* PROBLEM REQUIREMENTS
Reproduce the lines of the material exactly, excluding every image.

* SUPPLIED DATA
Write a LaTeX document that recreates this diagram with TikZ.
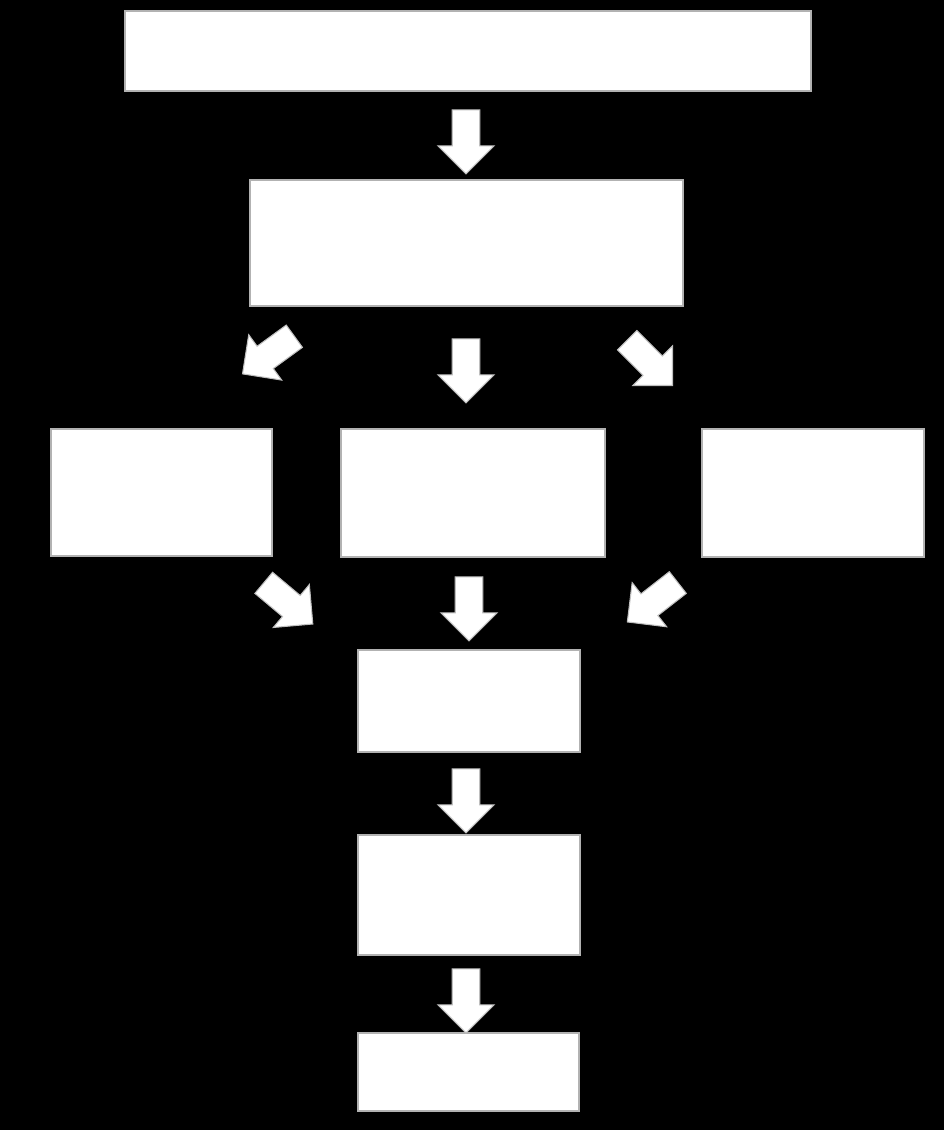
\documentclass[tikz,border=0pt]{standalone}
\usetikzlibrary{shapes.arrows}
\tikzset{
  box/.style={fill=white,draw=gray!60,line width=0.4pt},
  blockarrow/.style={single arrow,fill=white,draw=gray!50,line width=0.3pt,inner sep=0.13cm,
    minimum width=0.56cm,single arrow head extend=0.14cm,minimum height=0.64cm,anchor=center}
}
\begin{document}
\begin{tikzpicture}[x=0.01cm,y=-0.01cm]
  \fill[black] (0,0) rectangle (944,1130);
  % boxes
  \draw[box] (125,11) rectangle (811,91);
  \draw[box] (250,180) rectangle (683,306);
  \draw[box] (51,429) rectangle (272,556);
  \draw[box] (341,429) rectangle (605,557);
  \draw[box] (702,429) rectangle (924,557);
  \draw[box] (358,650) rectangle (580,752);
  \draw[box] (358,835) rectangle (580,955);
  \draw[box] (358,1033) rectangle (579,1111);
  % arrows
  \node[blockarrow,rotate=-90] (a1) at (466,135) {};
  \node[blockarrow,rotate=216] (a2) at (274,351) {};
  \node[blockarrow,rotate=-90] (a3) at (466,364) {};
  \node[blockarrow,rotate=-45] (a4) at (645,358) {};
  \node[blockarrow,rotate=-40] (a5) at (283,599) {};
  \node[blockarrow,rotate=-90] (a6) at (469,602) {};
  \node[blockarrow,rotate=218] (a7) at (658,598) {};
  \node[blockarrow,rotate=-90] (a8) at (466,794) {};
  \node[blockarrow,rotate=-90] (a9) at (466,994) {};
\end{tikzpicture}
\end{document}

* EXERCISE RESULT
Write a LaTeX document that recreates this diagram with TikZ.
\documentclass[tikz,border=0pt]{standalone}
\usetikzlibrary{shapes.arrows}
\tikzset{
  box/.style={fill=white,draw=gray!60,line width=0.4pt},
  blockarrow/.style={single arrow,fill=white,draw=gray!50,line width=0.3pt,inner sep=0.13cm,
    minimum width=0.56cm,single arrow head extend=0.14cm,minimum height=0.64cm,anchor=center}
}
\begin{document}
\begin{tikzpicture}[x=0.01cm,y=-0.01cm]
  \fill[black] (0,0) rectangle (944,1130);
  % boxes
  \draw[box] (125,11) rectangle (811,91);
  \draw[box] (250,180) rectangle (683,306);
  \draw[box] (51,429) rectangle (272,556);
  \draw[box] (341,429) rectangle (605,557);
  \draw[box] (702,429) rectangle (924,557);
  \draw[box] (358,650) rectangle (580,752);
  \draw[box] (358,835) rectangle (580,955);
  \draw[box] (358,1033) rectangle (579,1111);
  % arrows
  \node[blockarrow,rotate=-90] (a1) at (466,135) {};
  \node[blockarrow,rotate=216] (a2) at (274,351) {};
  \node[blockarrow,rotate=-90] (a3) at (466,364) {};
  \node[blockarrow,rotate=-45] (a4) at (645,358) {};
  \node[blockarrow,rotate=-40] (a5) at (283,599) {};
  \node[blockarrow,rotate=-90] (a6) at (469,602) {};
  \node[blockarrow,rotate=218] (a7) at (658,598) {};
  \node[blockarrow,rotate=-90] (a8) at (466,794) {};
  \node[blockarrow,rotate=-90] (a9) at (466,994) {};
\end{tikzpicture}
\end{document}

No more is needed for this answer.